It's amazing that people continue to spout this "bandwidth is free" notion over and over again. Based upon economics, could someone please explain to me how service providers can run a business by giving away bandwidth? I work at a small networking startup, with a moderate speed connection to the Internet. If bandwidth was essentially free, our company would have an OC48c connection to the service provider. Our company would perform all of its backups over the network to an offsite data center. I would be downloading movies from a new "electronic online video rental" company so I could watch it at home (until my home received an OC48c and I streamed it directly). I would install cameras at home that I can login into from work and watch constantly as a security measure. Using these simple examples, I estimate that I could easily consume several Mbps on average. So could everyone else. Is bandwidth still so plentiful that it could be given away and QoS is not needed? Let's compare bandwidth to another product that is getting cheaper: PCs. PCs continually offer much better performance at the same price, but are not free. The "free PCs" model is simply a way of offsetting the cost to another party that sees value in getting captive long-term clients. The PC maker still gets paid. Likewise, bandwidth will continue to cheaper, but will not be free. As with PCs, the cost of bandwidth may be offset by a third party, but that is not "free bandwidth". The service provider still gets paid. How much depends upon factors like the QoS, the bandwidth, and the service availability. Well paid (read profitable) service providers are good for all of us. This includes the end customers, who need a service provider that can investment in good facilities, equipment, and most of all, talented people to run the network. Prabhu "Steve Riley (MCS)" wrote:
Nice to see that I'm not the only one believing in the foolishness of QoS hype. Bandwidth is essentially free, and will always be cheaper than QoS. And since in the end nearly all decisions are based on economics, it should be apparent which is the more logical decision.

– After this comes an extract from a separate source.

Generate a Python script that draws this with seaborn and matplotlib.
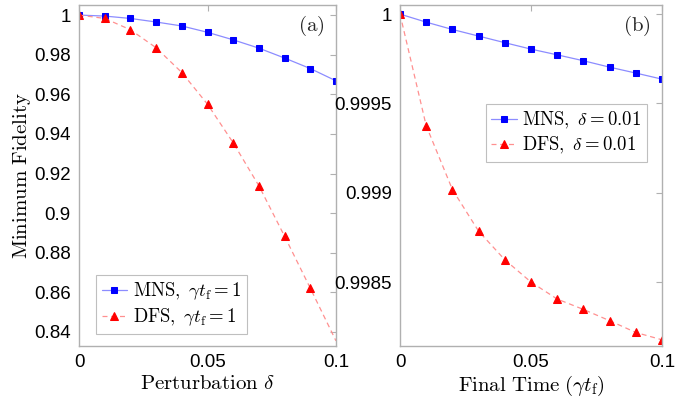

Allow me to point you to an interesting paper called "Rise of the Stupid Network." Many of you here may have already seen this. It was written back in 1997 by David Isenberg, then a reasearcher at AT&T Labs (Isenberg is now an independent consultant). His paper profoundly changed my views on QoS and made me realize that networks perform best when we limit how smart they get and ensure that networks focus on transport only. I urge everyone to read it.
Paper: http://www.rageboy.com/stupidnet.html Isenberg's site: http://www.isen.com/
_________________________________________________________ Steve Riley Microsoft Telecommunications Practice in Denver, Colorado email: mailto:steriley@microsoft.com call: +1 303 521-4129 (cellular) page: +1 888 440-6249 or mailto:4406249@skytel.com Applying computer technology is simply finding the right wrench to pound in the correct screw.
-----Original Message----- From: Vadim Antonov [mailto:avg@kotovnik.com] Sent: Monday, May 17, 1999 12:28 PM To: nanog@merit.edu; pete@kruckenberg.com Subject: Re: Is anyone actually USING IP QoS?
Yep. Altough not _all_ QoS schemes are broken-as-designed. The most trivial per-packet priority combined with ingress priority mix shaping works. Ths idea of end-to-end whatever reservations or guarantees is usually propounded by people who either neglected their CS courses or those who are trying to sell it.
Yep. The biggest QoS secret is that nobody actually needs it. Bandwidth is cheap and is growing cheaper. The manpower needed to deploy and maintain QoS is getting more and more expensive.